There are two main methods to use to convolutional base network in our data:

Running the convolutional base over our dataset, recording its output to an array on disk, and then using this data as input to a densly connected classifier. This method is fast and cheap to run, because it only requires running the convolutional base once for evey input image which is not the most expensive part of our model.
Adding dense layers on top of the convolutional base and running the whole model on the input data. This solution is expensive to run since we need to ru the whole model.

model = keras_model_sequential() %>% 
  conv_base %>% 
  layer_flatten() %>% 
  layer_dense(units = 256, activation = "relu") %>% 
  layer_dense(units = 1, activation = "sigmoid")

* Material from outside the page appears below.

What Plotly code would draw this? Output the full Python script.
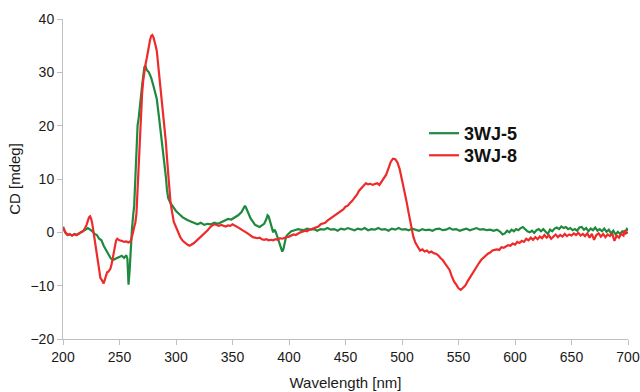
import plotly.graph_objects as go

# ---- 3WJ-5 (green) ----
wl_5 = [200,202,204,206,208,210,212,214,216,218,220,222,224,226,228,230,232,234,236,238,
        240,242,244,246,248,250,252,254,256,257,258,259,260,261,262,263,264,265,266,267,
        268,269,270,271,272,273,274,276,278,280,282,283,285,287,289,290,291,292,293,295,
        297,300,303,306,310,313,316,319,322,325,328,331,334,337,340,343,346,349,352,355,
        358,360,361,362,364,366,368,370,372,374,376,378,380,381,382,383,384,385,386,387,
        388,389,390,391,392,393,394,395,396,397,398,400,402,405,408,410,413,416,419,422,
        425,428,431,434,437,440,443,446,449,452,455,458,461,464,467,470,473,476,479,482,
        485,488,491,494,497,500,503,506,509,512,515,518,521,524,527,530,533,536,539,542,
        545,548,551,554,557,560,563,566,569,572,575,578,581,584,587,589,591,593,595,597,
        599,601,603,605,607,609,611,613,615,617,619,621,623,625,627,629,631,633,635,637,
        639,641,643,645,647,649,651,653,655,657,659,661,663,665,667,669,671,673,675,677,
        679,681,683,685,687,689,691,693,695,697,699,700]
cd_5 = [1.0,0.0,-0.5,-0.4,-0.6,-0.3,-0.5,-0.2,0.0,0.3,0.5,0.8,0.5,0.2,-0.3,-0.5,-1.2,-1.5,-2.5,-3.2,
        -4.0,-4.8,-5.2,-5.0,-4.8,-4.6,-4.4,-4.8,-4.3,-5.0,-9.8,-7.0,-2.0,0.5,3.0,5.0,10.0,15.0,20.0,21.5,
        23.0,25.5,27.5,29.0,31.0,31.2,30.5,30.0,29.0,27.5,26.0,25.0,21.5,18.0,14.5,13.0,10.5,8.0,6.5,5.5,
        4.8,4.0,3.4,2.8,2.3,2.0,1.8,1.5,1.8,1.4,1.6,1.5,1.8,1.6,1.9,2.2,2.5,2.4,2.8,3.2,
        3.8,4.8,5.0,4.6,3.5,2.6,2.0,1.4,1.2,1.0,1.3,1.6,2.5,3.2,3.0,2.2,1.2,0.3,0.0,0.5,
        0.2,-0.4,-1.0,-1.8,-2.6,-3.2,-3.6,-3.2,-2.0,-1.2,-0.6,-0.2,0.2,0.4,0.6,0.5,0.4,0.7,0.5,0.6,
        0.3,0.6,0.5,0.8,0.5,0.6,0.3,0.7,0.5,0.8,0.6,0.4,0.7,0.5,0.8,0.4,0.6,0.5,0.8,0.5,
        0.6,0.3,0.7,0.5,0.8,0.5,0.6,0.4,0.7,0.5,0.3,0.6,0.4,0.5,0.3,0.6,0.7,0.4,0.5,0.8,
        0.5,0.6,0.3,0.5,0.7,0.4,0.6,0.8,0.5,0.6,0.4,0.5,0.3,0.5,0.1,-0.4,-0.2,0.3,0.0,0.5,
        0.2,0.6,0.4,0.8,1.0,0.5,0.2,0.0,0.3,-0.1,0.4,0.6,0.2,0.6,0.1,-0.3,0.5,0.2,0.7,0.9,
        0.6,1.1,0.8,1.0,0.6,0.8,0.4,0.6,0.3,0.9,1.0,0.5,0.8,0.2,0.7,0.4,0.9,0.3,0.6,0.2,
        0.7,0.1,0.5,-0.2,0.3,-0.4,0.1,-0.3,0.2,-0.1,0.6,0.3]

# ---- 3WJ-8 (red) ----
wl_8 = [200,202,204,206,208,210,212,214,216,218,219,220,221,222,223,224,225,226,227,228,
        229,230,231,232,233,234,235,236,237,238,239,240,241,242,243,244,245,246,247,248,
        250,252,254,256,258,260,261,262,263,264,265,266,267,268,269,270,271,272,273,274,
        275,276,277,278,279,280,281,282,283,284,285,286,287,288,289,290,291,292,293,294,
        295,296,297,298,300,302,304,306,308,310,312,314,316,318,320,322,324,326,328,330,
        332,334,336,338,340,342,344,346,348,350,352,354,356,358,360,362,364,366,368,370,
        372,374,376,378,380,382,384,386,388,390,392,394,396,398,400,402,404,406,408,410,
        412,414,416,418,420,422,424,426,428,430,432,434,436,438,440,442,444,446,448,450,
        452,454,456,458,460,462,464,466,468,470,472,474,476,478,480,482,484,486,488,490,
        492,494,496,498,500,502,504,506,508,510,512,514,516,518,520,522,524,526,528,530,
        532,534,536,538,540,542,544,546,548,550,552,554,556,558,560,562,564,566,568,570,
        572,574,576,578,580,582,584,586,588,590,592,594,596,598,600,602,604,606,608,610,
        612,614,616,618,620,622,624,626,628,630,632,634,636,638,640,642,644,646,648,650,
        652,654,656,658,660,662,664,666,668,670,672,674,676,678,680,682,684,686,688,690,
        692,694,696,697,698,700]
cd_8 = [1.0,0.0,-0.5,-0.3,-0.6,-0.4,-0.5,-0.2,0.0,0.2,0.8,1.0,1.5,2.2,2.8,3.0,2.5,1.5,0.2,-1.0,
        -2.5,-4.0,-5.5,-7.0,-8.5,-9.0,-9.2,-9.6,-9.0,-8.2,-7.5,-7.4,-7.0,-6.8,-6.0,-5.0,-4.0,-2.5,-1.5,-1.2,
        -1.5,-1.6,-1.8,-1.7,-1.9,-1.6,-1.0,0.0,1.0,1.8,3.5,8.0,13.0,19.0,23.0,26.0,28.5,30.5,31.5,32.5,
        34.0,35.0,36.0,36.8,37.0,36.6,36.0,35.0,34.0,32.0,30.0,28.0,26.0,24.0,22.0,20.0,17.0,14.0,11.0,8.0,
        6.0,4.5,3.0,2.0,1.0,0.0,-1.0,-1.6,-2.0,-2.3,-2.5,-2.3,-2.0,-1.6,-1.2,-0.8,-0.5,-0.1,0.4,0.9,
        1.3,1.5,1.3,1.2,1.4,1.2,1.1,1.3,1.2,1.5,1.3,1.0,0.8,0.5,0.3,0.0,-0.3,-0.6,-0.9,-1.0,
        -1.1,-1.0,-1.3,-1.4,-1.3,-1.5,-1.4,-1.5,-1.3,-1.4,-1.1,-1.2,-1.0,-0.9,-0.8,-0.6,-0.4,-0.5,-0.2,0.0,
        0.1,0.3,0.2,0.5,0.6,0.8,1.0,1.1,1.5,1.7,1.8,2.2,2.5,2.7,3.0,3.3,3.6,4.0,4.3,4.8,
        5.0,5.5,5.9,6.5,7.0,7.8,8.3,8.8,9.2,9.0,9.1,8.9,9.0,9.2,8.9,9.5,10.2,10.8,12.0,13.2,
        13.8,13.7,13.1,11.8,9.8,8.0,5.8,3.5,1.2,-0.8,-2.0,-2.8,-3.4,-3.2,-3.6,-3.4,-3.8,-3.6,-3.9,-4.0,
        -4.3,-4.8,-5.2,-5.8,-6.3,-7.0,-8.2,-9.2,-9.8,-10.5,-10.8,-10.4,-10.0,-9.2,-8.5,-7.8,-7.0,-6.5,-5.8,-5.2,
        -4.8,-4.3,-4.0,-3.8,-3.4,-3.3,-3.2,-3.3,-2.8,-2.9,-2.6,-2.4,-2.5,-2.1,-2.3,-1.8,-2.0,-1.6,-1.8,-1.2,
        -1.5,-1.0,-1.4,-0.9,-1.3,-0.8,-1.1,-0.5,-1.0,-0.6,-1.2,-0.7,-0.4,-0.9,-0.5,-0.8,-0.3,-0.7,-0.4,-0.6,
        -0.2,-0.5,-0.1,-0.6,-0.3,-0.7,-0.2,-1.0,-0.3,-1.4,-0.5,-0.2,-0.8,-0.3,-0.9,-0.4,-0.7,-0.2,-1.6,-0.6,
        -1.0,-0.3,-0.6,0.4,-0.2,0.0]

x_ticks = [200, 250, 300, 350, 400, 450, 500, 550, 600, 650, 700]
y_ticks = [-20, -10, 0, 10, 20, 30, 40]

GREEN = "#1E8A3E"
RED = "#EE2B2B"
FONT = "Liberation Sans, Arial, sans-serif"
TXT = "#1A1A1A"

fig = go.Figure()
fig.add_trace(go.Scatter(x=wl_5, y=cd_5, mode="lines", name="3WJ-5",
                         line=dict(color=GREEN, width=2.2), legend="legend"))
fig.add_trace(go.Scatter(x=wl_8, y=cd_8, mode="lines", name="3WJ-8",
                         line=dict(color=RED, width=2.2), legend="legend2"))

leg_common = dict(xanchor="left", yanchor="top", bgcolor="rgba(0,0,0,0)", borderwidth=0,
                  font=dict(family=FONT, size=18, color="#111111", weight="bold"),
                  itemwidth=30)

fig.update_layout(
    width=640, height=392,
    margin=dict(l=63, r=12, t=19, b=53, autoexpand=False),
    paper_bgcolor="white", plot_bgcolor="white",
    font=dict(family=FONT, size=14, color=TXT),
    showlegend=True,
    legend=dict(x=0.639, y=0.70, **leg_common),
    legend2=dict(x=0.639, y=0.631, **leg_common),
    xaxis=dict(range=[200, 700], tickvals=x_ticks, showgrid=False, zeroline=False,
               automargin=False,
               showline=True, linecolor="#BFBFBF", linewidth=1,
               ticks="outside", ticklen=5, tickcolor="#BFBFBF",
               tickfont=dict(size=14, color=TXT),
               title=dict(text="Wavelength [nm]", font=dict(size=15, color=TXT), standoff=13)),
    yaxis=dict(range=[-20, 40], tickvals=y_ticks, showgrid=False, zeroline=False,
               automargin=False,
               showline=True, linecolor="#BFBFBF", linewidth=1,
               ticks="outside", ticklen=5, tickcolor="#BFBFBF",
               tickfont=dict(size=14, color=TXT),
               title=dict(text="CD [mdeg]", font=dict(size=15, color=TXT), standoff=6)),
)

fig.write_html("out.html", config={"displayModeBar": False},
               post_script="document.body.style.margin='0';document.body.style.overflow='hidden';")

Before compiling the model, we need to freeze the convolutional base: preventing the layers’ weights from being updated during the training.

freeze_weights(conv_base)

5.3.2 Fine-tuning

Fine tuning is a complementary technique to feature extraction wehen we reuse a pretrained model. It consists of unfreezing a few of the top layers of a froze model base used for feature extraction, and jointly training both the newly added part of the model and these top layers.